Lastly the CG are really heros in their rescue.

Much attention has been given to the Bounty sinking...maybe because of the movie image and story behind the real Bounty.

The Captain was clearly culpable and irresponsible( See Caleb I said it again- grin. So were others to a much lesser degree in this tragedy.

Now its on to the next incident...which one do you want to rehash next... Farlonnes, Rule 62, San Clemente Sailboat, Sea of Cortez sinking, or the most recent Viewfinder.
Which one do you wish to analyse next and make a spectacle about?
03-18-2013 06:11 PM
CalebD
Re: Bounty, 2 minute mutiny?

I knew I could count on Chef Dave's input at some point on this thread. A Chesapeake Lion can't resist a chance to air his views!!! (:G-

The CG investigation is going down like any marine casualty/loss inquiry with many contributing factors coming into play. That not withstanding, Walbridge's peers all thought he was crazy for leaving New London when he did. Even if the boat's crew, hull structures and equipment had been up for it (which they were not) it was because of him that they found themselves where they were. The other contributing factors had very little to do with placing the Bounty where it ultimately met it's demise. I'll also point out that the nonfunctional bilge pumps, generators and engines were all ultimately the captains responsibility too, even if some less than competent volunteer had been placed in charge of them de facto.

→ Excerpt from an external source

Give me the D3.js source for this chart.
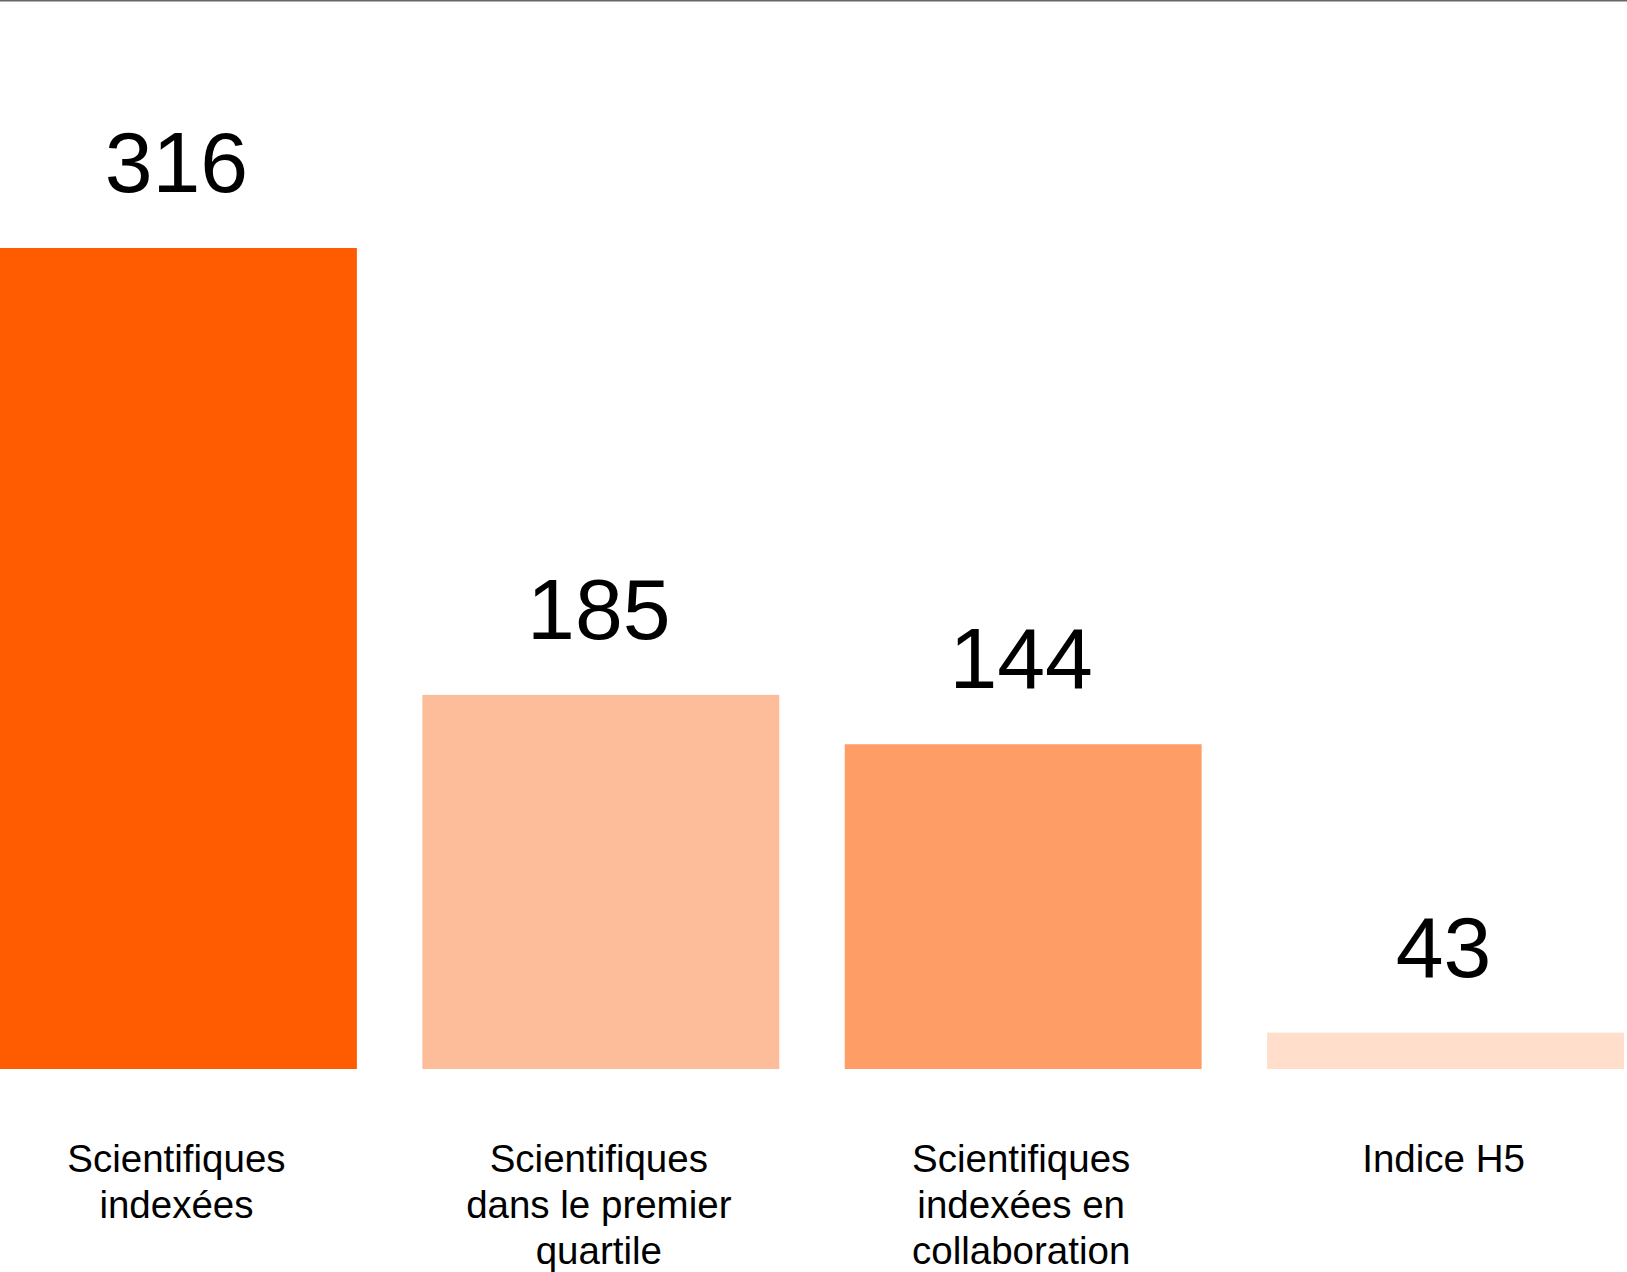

I know you liked him Dave and have been one of his few staunch supporters here. You are entitled to your opinion based on your past aquaintance with the man, but he lost his life due to bad judgment. I'm sure we have all done some things that were poor choices of judgment at least once. None of use (still living) have had to pay for those choices with our lives. It is very sad for everyone involved and a warning to those of us on smaller boats not to bite off more than we can chew.